▶ _SHORT EXERCISE_
An exact copy of all the data is required, with pictures left out.

▶ _GIVEN DATA_
══════════

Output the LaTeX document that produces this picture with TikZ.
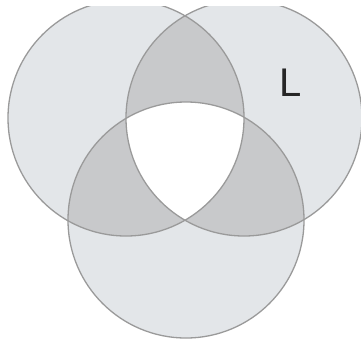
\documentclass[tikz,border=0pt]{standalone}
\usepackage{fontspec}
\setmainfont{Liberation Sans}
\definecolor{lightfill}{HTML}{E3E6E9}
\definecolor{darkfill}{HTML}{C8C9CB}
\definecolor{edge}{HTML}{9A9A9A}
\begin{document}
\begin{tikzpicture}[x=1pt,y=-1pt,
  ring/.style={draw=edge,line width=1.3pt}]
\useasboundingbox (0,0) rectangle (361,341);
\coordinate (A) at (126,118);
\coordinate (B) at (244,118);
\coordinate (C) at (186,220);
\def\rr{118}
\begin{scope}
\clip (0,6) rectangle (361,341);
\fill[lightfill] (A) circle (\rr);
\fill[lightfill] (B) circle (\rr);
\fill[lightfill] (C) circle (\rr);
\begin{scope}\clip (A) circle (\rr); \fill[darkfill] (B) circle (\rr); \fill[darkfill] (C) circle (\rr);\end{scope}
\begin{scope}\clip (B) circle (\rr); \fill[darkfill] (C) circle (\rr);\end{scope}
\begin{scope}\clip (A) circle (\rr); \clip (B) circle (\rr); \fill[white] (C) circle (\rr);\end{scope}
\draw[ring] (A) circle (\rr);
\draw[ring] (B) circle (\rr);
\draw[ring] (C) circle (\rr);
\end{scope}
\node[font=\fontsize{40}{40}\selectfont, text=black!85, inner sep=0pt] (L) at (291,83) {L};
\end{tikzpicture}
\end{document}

══════════

▶ _OUTPUT OF THE TASK_
Output the LaTeX document that produces this picture with TikZ.
\documentclass[tikz,border=0pt]{standalone}
\usepackage{fontspec}
\setmainfont{Liberation Sans}
\definecolor{lightfill}{HTML}{E3E6E9}
\definecolor{darkfill}{HTML}{C8C9CB}
\definecolor{edge}{HTML}{9A9A9A}
\begin{document}
\begin{tikzpicture}[x=1pt,y=-1pt,
  ring/.style={draw=edge,line width=1.3pt}]
\useasboundingbox (0,0) rectangle (361,341);
\coordinate (A) at (126,118);
\coordinate (B) at (244,118);
\coordinate (C) at (186,220);
\def\rr{118}
\begin{scope}
\clip (0,6) rectangle (361,341);
\fill[lightfill] (A) circle (\rr);
\fill[lightfill] (B) circle (\rr);
\fill[lightfill] (C) circle (\rr);
\begin{scope}\clip (A) circle (\rr); \fill[darkfill] (B) circle (\rr); \fill[darkfill] (C) circle (\rr);\end{scope}
\begin{scope}\clip (B) circle (\rr); \fill[darkfill] (C) circle (\rr);\end{scope}
\begin{scope}\clip (A) circle (\rr); \clip (B) circle (\rr); \fill[white] (C) circle (\rr);\end{scope}
\draw[ring] (A) circle (\rr);
\draw[ring] (B) circle (\rr);
\draw[ring] (C) circle (\rr);
\end{scope}
\node[font=\fontsize{40}{40}\selectfont, text=black!85, inner sep=0pt] (L) at (291,83) {L};
\end{tikzpicture}
\end{document}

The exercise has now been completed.